Leveraging Filter Correlations for Deep Model Compression
This addresses the problem of reducing computational costs for deep learning models, particularly in resource-constrained environments, but is incremental as it builds on existing filter correlation methods.
The paper tackles deep model compression by identifying and dropping highly correlated filters with minimal information loss, achieving state-of-the-art FLOPs compression rates on benchmarks like VGG-16 and ResNet-50 while maintaining excellent predictive performance.
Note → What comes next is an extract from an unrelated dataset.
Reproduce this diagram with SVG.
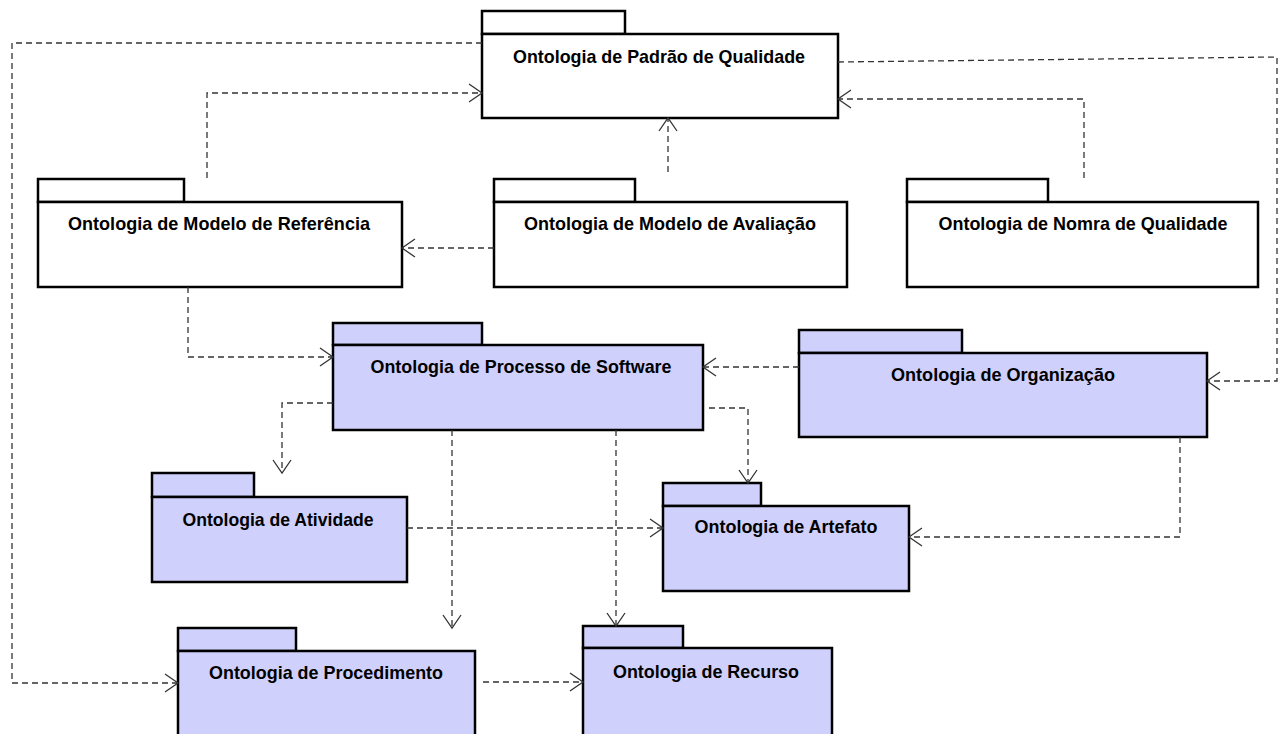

We present a filter correlation based model compression approach for deep convolutional neural networks. Our approach iteratively identifies pairs of filters with the largest pairwise correlations and drops one of the filters from each such pair. However, instead of discarding one of the filters from each such pair naïvely, the model is re-optimized to make the filters in these pairs maximally correlated, so that discarding one of the filters from the pair results in minimal information loss. Moreover, after discarding the filters in each round, we further finetune the model to recover from the potential small loss incurred by the compression. We evaluate our proposed approach using a comprehensive set of experiments and ablation studies. Our compression method yields state-of-the-art FLOPs compression rates on various benchmarks, such as LeNet-5, VGG-16, and ResNet-50,56, while still achieving excellent predictive performance for tasks such as object detection on benchmark datasets.